A partire da questo principio, abbiamo già a disposizione importanti elaborazioni di donne giuriste, da Maria Grazia Giammarinaro a Laura Ronchetti. Agganciandosi al principio di autodeterminazione procreativa, sono stati enucleati contenuti non negoziabili: la donna gestante conserverebbe il diritto a decidere se tenere o non tenere con sé il bambino o la bambina fin dopo il parto; così come il diritto a interrompere la gravidanza divenuta indesiderata.

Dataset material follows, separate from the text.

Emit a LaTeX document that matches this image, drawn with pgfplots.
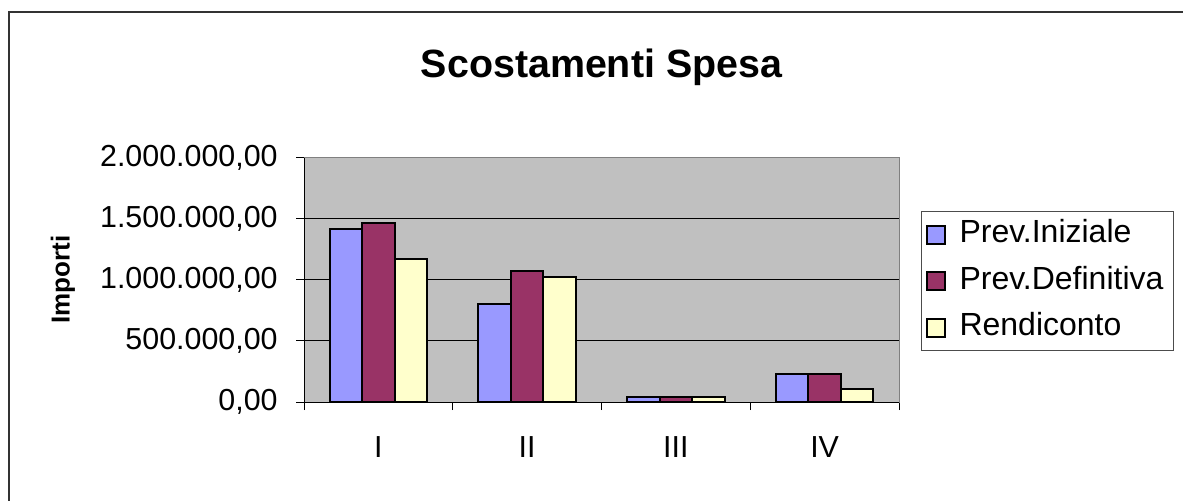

Sarebbe lei a scegliere le procedure mediche e a stabilire le regole di comportamento in gravidanza.

Infine, non potrebbe esserle negata la possibilità di mantenere rapporti con il bambino o la bambina che ha partorito. Sappiamo che le relazioni si dispiegano in un campo altro dal diritto e dai diritti. E tuttavia, stabilire un contesto normativo “umano”, di rispetto della procreatrice e della sua “opera”, crea le premesse per relazioni di rispetto e di fiducia fra tutti le partecipanti e i partecipanti all’evento nascita.